start
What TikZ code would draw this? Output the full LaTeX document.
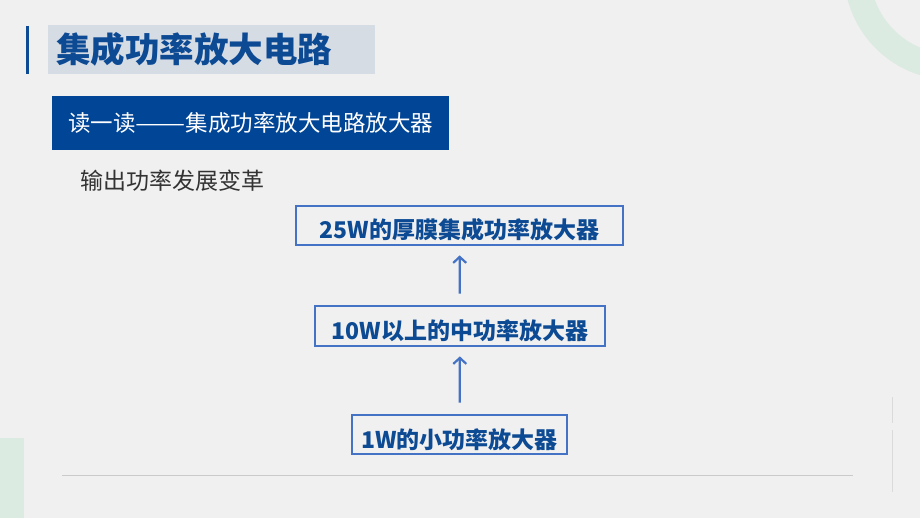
\documentclass[tikz,border=0pt]{standalone}
\usepackage{fontspec}
\usepackage{graphicx}
\setmainfont{Noto Sans CJK SC}
\usetikzlibrary{arrows.meta,positioning}
\definecolor{pagebg}{HTML}{F0F0F0}
\definecolor{titleblue}{HTML}{0D4A94}
\definecolor{titlegray}{HTML}{D6DCE4}
\definecolor{bandblue}{HTML}{004596}
\definecolor{frameblue}{HTML}{4472C4}
\definecolor{softgreen}{HTML}{DCEBE1}
\definecolor{rulegray}{HTML}{CACACA}
\definecolor{bodygray}{HTML}{333333}
\begin{document}
\begin{tikzpicture}[x=1pt,y=-1pt,
  stagebox/.style={rectangle,draw=frameblue,line width=2.8pt,inner ysep=0pt,
    text height=27pt,text depth=0pt,text=titleblue,
    font=\fontsize{23}{23}\selectfont\bfseries},
  uparrow/.style={draw=frameblue,line width=2.2pt,
    -{Straight Barb[length=6pt,width=13pt]},shorten <=11pt,shorten >=9pt}]
  \useasboundingbox (0,0) rectangle (920,518);
  \fill[pagebg] (0,0) rectangle (920,518);
  \begin{scope}
    \clip (0,0) rectangle (920,518);
    \draw[softgreen,line width=26pt] (952,-28) circle (95pt);
  \end{scope}
  \fill[softgreen] (0,438) rectangle (24,518);
  \draw[rulegray,line width=1pt] (62,475) -- (853,475);
  \draw[rulegray!70,line width=1pt] (892,397) -- (892,423) (892,430) -- (892,492);

  \draw[titleblue,line width=3pt] (27,26) -- (27,74);
  \node[fill=titlegray,minimum height=49pt,text width=311pt,inner xsep=8pt,align=left,
    text=titleblue,font=\fontsize{34.5}{34.5}\selectfont\bfseries] (title) at (211.5,49.5) {集成功率放大电路};
  \node[fill=bandblue,minimum height=54pt,text width=365pt,inner xsep=16pt,align=left,
    text=white,font=\fontsize{22.5}{22.5}\selectfont] (band) at (250.5,123) {读一读\scalebox{1.33}[1]{——}集成功率放大电路放大器};
  \node[anchor=west,inner sep=0pt,text=bodygray,font=\fontsize{23}{23}\selectfont] (trend) at (80,181) {输出功率发展变革};

  \node[stagebox,minimum width=327pt,minimum height=39pt] (thick) at (459.5,225.5) {25W的厚膜集成功率放大器};
  \node[stagebox,minimum width=290pt,minimum height=40pt] (medium) at (460,326) {10W以上的中功率放大器};
  \node[stagebox,minimum width=215pt,minimum height=39pt] (small) at (459.5,434.5) {1W的小功率放大器};

  \draw[uparrow] (small) -- (medium);
  \draw[uparrow] (medium) -- (thick);
\end{tikzpicture}
\end{document}
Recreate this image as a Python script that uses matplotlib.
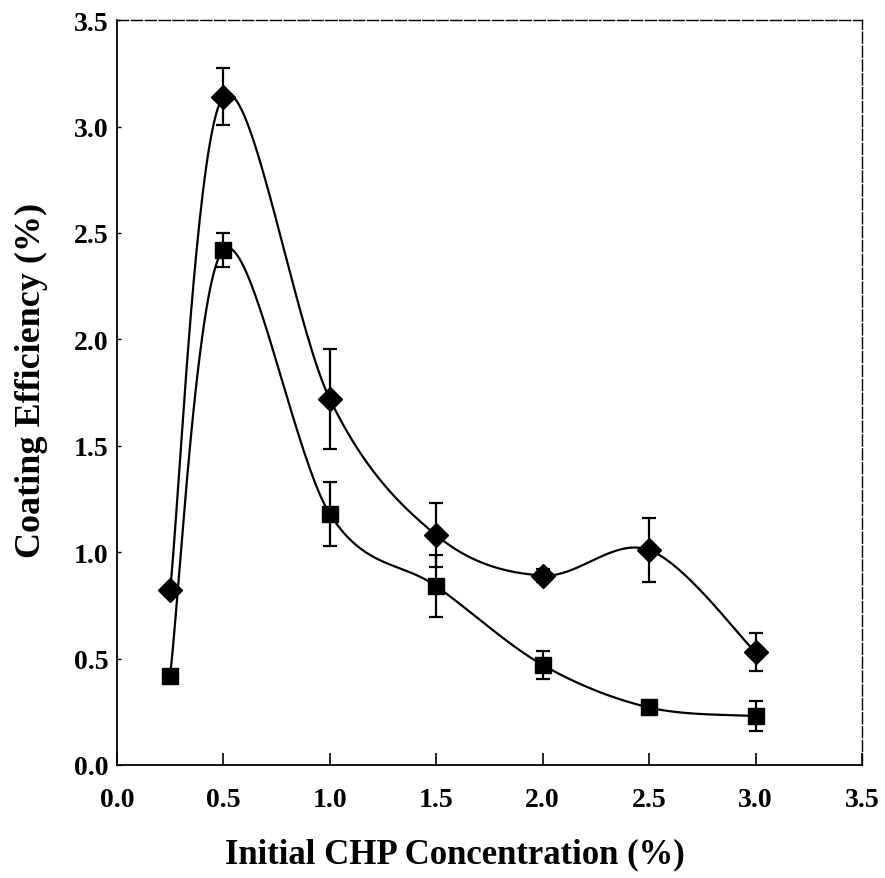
import numpy as np
import matplotlib.pyplot as plt

# initial CHP concentration (%)
conc = [0.25, 0.5, 1.0, 1.5, 2.0, 2.5, 3.0]

# upper series (diamonds)
eff_d = [0.82, 3.14, 1.72, 1.08, 0.89, 1.01, 0.53]
err_d = [0.02, 0.135, 0.235, 0.15, 0.03, 0.15, 0.09]

# lower series (squares)
eff_s = [0.42, 2.42, 1.18, 0.84, 0.47, 0.27, 0.23]
err_s = [0.02, 0.08, 0.15, 0.145, 0.065, 0.01, 0.07]


def smooth(x, y, n=40):
    # excel-style smoothed line (catmull-rom as cubic bezier)
    x = np.asarray(x, float)
    y = np.asarray(y, float)
    px = np.concatenate([[x[0]], x, [x[-1]]])
    py = np.concatenate([[y[0]], y, [y[-1]]])
    xs, ys = [], []
    t = np.linspace(0, 1, n)
    for i in range(1, len(px) - 2):
        p0 = np.array([px[i - 1], py[i - 1]])
        p1 = np.array([px[i], py[i]])
        p2 = np.array([px[i + 1], py[i + 1]])
        p3 = np.array([px[i + 2], py[i + 2]])
        c1 = p1 + (p2 - p0) / 6
        c2 = p2 - (p3 - p1) / 6
        b = ((1 - t) ** 3)[:, None] * p1 + (3 * (1 - t) ** 2 * t)[:, None] * c1 \
            + (3 * (1 - t) * t ** 2)[:, None] * c2 + (t ** 3)[:, None] * p2
        xs.extend(b[:, 0])
        ys.extend(b[:, 1])
    return np.array(xs), np.array(ys)


plt.rcParams['font.family'] = 'Liberation Serif'
plt.rcParams['font.weight'] = 'bold'

fig = plt.figure(figsize=(8.85, 8.79), dpi=100)
ax = fig.add_axes([0.132, 0.1286, 0.842, 0.8474])

for y, e, m, ms in [(eff_d, err_d, 'D', 12), (eff_s, err_s, 's', 11.5)]:
    sx, sy = smooth(conc, y)
    ax.plot(sx, sy, color='black', lw=1.6)
    ax.errorbar(conc, y, yerr=e, fmt=m, color='black', ms=ms,
                elinewidth=1.6, capsize=5, capthick=1.6)

ax.set_xlim(0, 3.5)
ax.set_ylim(0, 3.5)
ticks = [0.0, 0.5, 1.0, 1.5, 2.0, 2.5, 3.0, 3.5]
ax.set_xticks(ticks)
ax.set_yticks(ticks)
ax.set_xticklabels(['%.1f' % v for v in ticks])
ax.set_yticklabels(['%.1f' % v for v in ticks])
ax.tick_params(axis='x', direction='in', length=9, width=1.2, pad=16, labelsize=20)
ax.tick_params(axis='y', direction='in', length=3, width=1.0, pad=6, labelsize=20)

for s in ['top', 'right']:
    ax.spines[s].set_linestyle((0, (8, 2)))
    ax.spines[s].set_linewidth(1.0)
for s in ['left', 'bottom']:
    ax.spines[s].set_linewidth(1.3)

fig.text(455 / 885, 16 / 879, 'Initial CHP Concentration (%)', fontsize=25,
         fontweight='bold', ha='center', va='baseline')
ax.set_ylabel('Coating Efficiency (%)', fontsize=26, fontweight='bold')
ax.yaxis.set_label_coords(-0.093, 0.518)

fig.savefig('out.png', dpi=100)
end
PROBLEM: List every line above that holds the word "draw".

RESPONSE TO THIS TASK:
What TikZ code would draw this? Output the full LaTeX document.
  stagebox/.style={rectangle,draw=frameblue,line width=2.8pt,inner ysep=0pt,
  uparrow/.style={draw=frameblue,line width=2.2pt,
    \draw[softgreen,line width=26pt] (952,-28) circle (95pt);
  \draw[rulegray,line width=1pt] (62,475) -- (853,475);
  \draw[rulegray!70,line width=1pt] (892,397) -- (892,423) (892,430) -- (892,492);
  \draw[titleblue,line width=3pt] (27,26) -- (27,74);
  \draw[uparrow] (small) -- (medium);
  \draw[uparrow] (medium) -- (thick);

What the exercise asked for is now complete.